# FEI Tribunal decision on Kevin Thornton



## chillipup (8 June 2017)

I've been checking the FEI site for news on this for some time and finally have seen the result today:-

http://www.horseandhound.co.uk/news/irish-showjumper-kevin-thornton-guilty-horse-abuse-623031

Sadly, I personally don't think the punishment imposed by the FEI is tough enough given the overwhelming evidence stated by all the witnesses. Disgraceful behaviour by a rider.


----------



## Lanky Loll (8 June 2017)

I was disappointed too especially as he lied in his earlier statements saying the witnesses were wrong and he'd been riding a different grey beforehand to the horse that died.


----------



## ycbm (8 June 2017)

Four months ban and 10,000 Swiss francs for the death of a horse?


----------



## Cortez (8 June 2017)

Scandalous.
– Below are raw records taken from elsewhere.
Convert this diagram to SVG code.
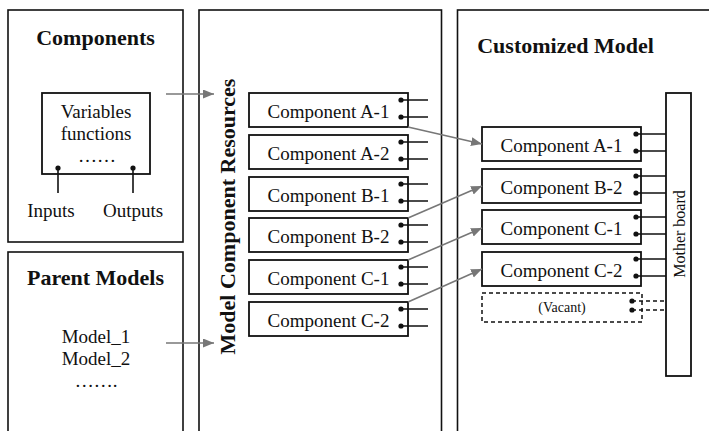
<svg xmlns="http://www.w3.org/2000/svg" width="709" height="431" viewBox="0 0 709 431">
  <defs>
    <style>
      .panel { fill: #fff; stroke: #111; stroke-width: 1.6; }
      .box { fill: #fff; stroke: #111; stroke-width: 1.8; }
      .vac { fill: #fff; stroke: #111; stroke-width: 1.5; stroke-dasharray: 4 3; }
      .pin { stroke: #111; stroke-width: 1.6; fill: none; }
      .pind { stroke: #111; stroke-width: 1.4; fill: none; stroke-dasharray: 4 3; }
      .dot { fill: #111; }
      .title { font-family: "Liberation Serif", "Times New Roman", serif; font-weight: bold; font-size: 22px; fill: #111; }
      .lbl { font-family: "Liberation Serif", "Times New Roman", serif; font-size: 19px; fill: #111; }
      .small { font-family: "Liberation Serif", "Times New Roman", serif; font-size: 14px; fill: #111; }
      .mb { font-family: "Liberation Serif", "Times New Roman", serif; font-size: 16px; fill: #111; }
      .flow { stroke: #777; stroke-width: 1.6; fill: none; marker-end: url(#head); }
    </style>
    <marker id="head" markerUnits="userSpaceOnUse" markerWidth="12" markerHeight="10" refX="11" refY="4.5" orient="auto">
      <path d="M0,0 L11,4.5 L0,9 z" fill="#777"/>
    </marker>
  </defs>

  <rect width="709" height="431" fill="#fff"/>

  <!-- Components panel -->
  <g id="components">
    <rect class="panel" x="8" y="10" width="175" height="232"/>
    <text class="title" x="95.5" y="45" text-anchor="middle">Components</text>
    <rect class="box" x="42" y="93" width="108" height="81"/>
    <text class="lbl" x="96" y="118" text-anchor="middle">Variables</text>
    <text class="lbl" x="96" y="140" text-anchor="middle">functions</text>
    <text class="lbl" x="97" y="162" text-anchor="middle" font-size="15">……</text>
    <line class="pin" x1="58" y1="168" x2="58" y2="193"/>
    <line class="pin" x1="133" y1="168" x2="133" y2="193"/>
    <circle class="dot" cx="58" cy="168" r="2.6"/>
    <circle class="dot" cx="133" cy="168" r="2.6"/>
    <text class="lbl" x="51" y="217" text-anchor="middle">Inputs</text>
    <text class="lbl" x="133" y="217" text-anchor="middle">Outputs</text>
  </g>

  <!-- Parent models panel -->
  <g id="parent-models">
    <rect class="panel" x="8" y="252" width="175" height="190"/>
    <text class="title" x="95.5" y="285" text-anchor="middle">Parent Models</text>
    <text class="lbl" x="96" y="343" text-anchor="middle">Model_1</text>
    <text class="lbl" x="96" y="365" text-anchor="middle">Model_2</text>
    <text class="lbl" x="96" y="387" text-anchor="middle" font-size="17">…….</text>
  </g>

  <!-- Model component resources panel -->
  <g id="resources">
    <rect class="panel" x="199" y="10" width="242.5" height="432"/>
    <text class="title" transform="translate(235,216.5) rotate(-90)" text-anchor="middle">Model Component Resources</text>
  </g>

  <g id="res-a1">
    <rect class="box" x="249" y="93" width="159" height="34"/>
    <text class="lbl" x="328.5" y="118" text-anchor="middle">Component A-1</text>
    <path class="pin" d="M401,100 H428 M401,117 H428"/>
    <circle class="dot" cx="401" cy="100" r="2.6"/><circle class="dot" cx="401" cy="117" r="2.6"/>
  </g>
  <g id="res-a2">
    <rect class="box" x="249" y="135" width="159" height="34"/>
    <text class="lbl" x="328.5" y="160" text-anchor="middle">Component A-2</text>
    <path class="pin" d="M401,142 H428 M401,159 H428"/>
    <circle class="dot" cx="401" cy="142" r="2.6"/><circle class="dot" cx="401" cy="159" r="2.6"/>
  </g>
  <g id="res-b1">
    <rect class="box" x="249" y="177" width="159" height="34"/>
    <text class="lbl" x="328.5" y="202" text-anchor="middle">Component B-1</text>
    <path class="pin" d="M401,184 H428 M401,201 H428"/>
    <circle class="dot" cx="401" cy="184" r="2.6"/><circle class="dot" cx="401" cy="201" r="2.6"/>
  </g>
  <g id="res-b2">
    <rect class="box" x="249" y="218" width="159" height="34"/>
    <text class="lbl" x="328.5" y="243" text-anchor="middle">Component B-2</text>
    <path class="pin" d="M401,225 H428 M401,242 H428"/>
    <circle class="dot" cx="401" cy="225" r="2.6"/><circle class="dot" cx="401" cy="242" r="2.6"/>
  </g>
  <g id="res-c1">
    <rect class="box" x="249" y="260" width="159" height="34"/>
    <text class="lbl" x="328.5" y="285" text-anchor="middle">Component C-1</text>
    <path class="pin" d="M401,267 H428 M401,284 H428"/>
    <circle class="dot" cx="401" cy="267" r="2.6"/><circle class="dot" cx="401" cy="284" r="2.6"/>
  </g>
  <g id="res-c2">
    <rect class="box" x="249" y="302" width="159" height="34"/>
    <text class="lbl" x="328.5" y="327" text-anchor="middle">Component C-2</text>
    <path class="pin" d="M401,309 H428 M401,326 H428"/>
    <circle class="dot" cx="401" cy="309" r="2.6"/><circle class="dot" cx="401" cy="326" r="2.6"/>
  </g>

  <!-- Customized model panel -->
  <g id="customized">
    <rect class="panel" x="457.5" y="10" width="270" height="432"/>
    <text class="title" x="565.5" y="53" text-anchor="middle">Customized Model</text>
  </g>

  <g id="mother-board">
    <rect class="box" x="666" y="93" width="25" height="283"/>
    <text class="mb" transform="translate(684.5,234) rotate(-90)" text-anchor="middle">Mother board</text>
  </g>

  <g id="cm-a1">
    <rect class="box" x="482" y="127" width="159" height="34"/>
    <text class="lbl" x="561.5" y="152" text-anchor="middle">Component A-1</text>
    <path class="pin" d="M636,134 H666 M636,151 H666"/>
    <circle class="dot" cx="636" cy="134" r="2.6"/><circle class="dot" cx="636" cy="151" r="2.6"/>
  </g>
  <g id="cm-b2">
    <rect class="box" x="482" y="169" width="159" height="34"/>
    <text class="lbl" x="561.5" y="194" text-anchor="middle">Component B-2</text>
    <path class="pin" d="M636,176 H666 M636,193 H666"/>
    <circle class="dot" cx="636" cy="176" r="2.6"/><circle class="dot" cx="636" cy="193" r="2.6"/>
  </g>
  <g id="cm-c1">
    <rect class="box" x="482" y="210" width="159" height="34"/>
    <text class="lbl" x="561.5" y="235" text-anchor="middle">Component C-1</text>
    <path class="pin" d="M636,217 H666 M636,234 H666"/>
    <circle class="dot" cx="636" cy="217" r="2.6"/><circle class="dot" cx="636" cy="234" r="2.6"/>
  </g>
  <g id="cm-c2">
    <rect class="box" x="482" y="252" width="159" height="34"/>
    <text class="lbl" x="561.5" y="277" text-anchor="middle">Component C-2</text>
    <path class="pin" d="M636,259 H666 M636,276 H666"/>
    <circle class="dot" cx="636" cy="259" r="2.6"/><circle class="dot" cx="636" cy="276" r="2.6"/>
  </g>
  <g id="cm-vacant">
    <rect class="vac" x="482" y="293" width="160" height="29"/>
    <text class="small" x="562" y="312" text-anchor="middle">(Vacant)</text>
    <path class="pind" d="M632,301 H666 M632,310 H666"/>
    <circle class="dot" cx="632" cy="301" r="2.6"/><circle class="dot" cx="632" cy="310" r="2.6"/>
  </g>

  <!-- Connectors -->
  <g id="connectors">
    <line class="flow" x1="166" y1="94" x2="214" y2="94"/>
    <line class="flow" x1="166" y1="343" x2="214" y2="343"/>
    <line class="flow" x1="408" y1="127" x2="482" y2="144"/>
    <line class="flow" x1="408" y1="218" x2="482" y2="186"/>
    <line class="flow" x1="408" y1="260" x2="482" y2="228"/>
    <line class="flow" x1="408" y1="302" x2="482" y2="269"/>
  </g>
</svg>
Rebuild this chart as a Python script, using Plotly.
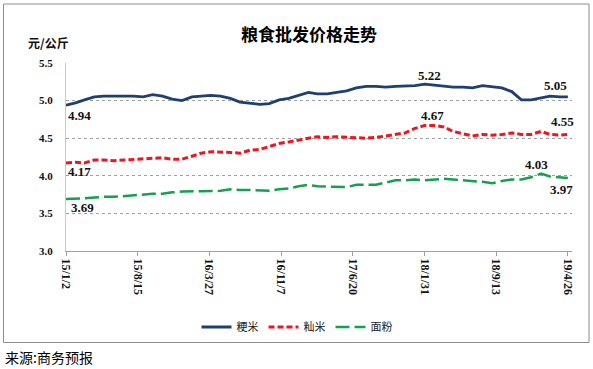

But I wouldn't be surprised if there were further actions to come.


----------



## Sophire (8 June 2017)

There are still a lot of people speaking out in support of him on social media...


----------



## chillipup (8 June 2017)

ycbm said:



			Four months ban and 10,000 Swiss francs for the death of a horse?
		
Click to expand...

No, not the death of the horse, as the postmortem couldn't find anything, so his abusive actions couldn't be attributed to it's death. The tribunal's decision was only based on his behaviour, witnessed by others, of whipping his horse in anger whilst galloping it before it dropped dead


----------



## popsdosh (8 June 2017)

I suspect it will be appealed as the FEI itself clearly wanted a harsher result.


----------



## Alibear (9 June 2017)

Lanky Loll said:



			I was disappointed too especially as he lied in his earlier statements saying the witnesses were wrong and he'd been riding a different grey beforehand to the horse that died.
		
Click to expand...

This is puzzling me too.


----------



## Mule (9 June 2017)

The only consolation is that he has now got such a bad reputation that he won't be sent any more horses.


----------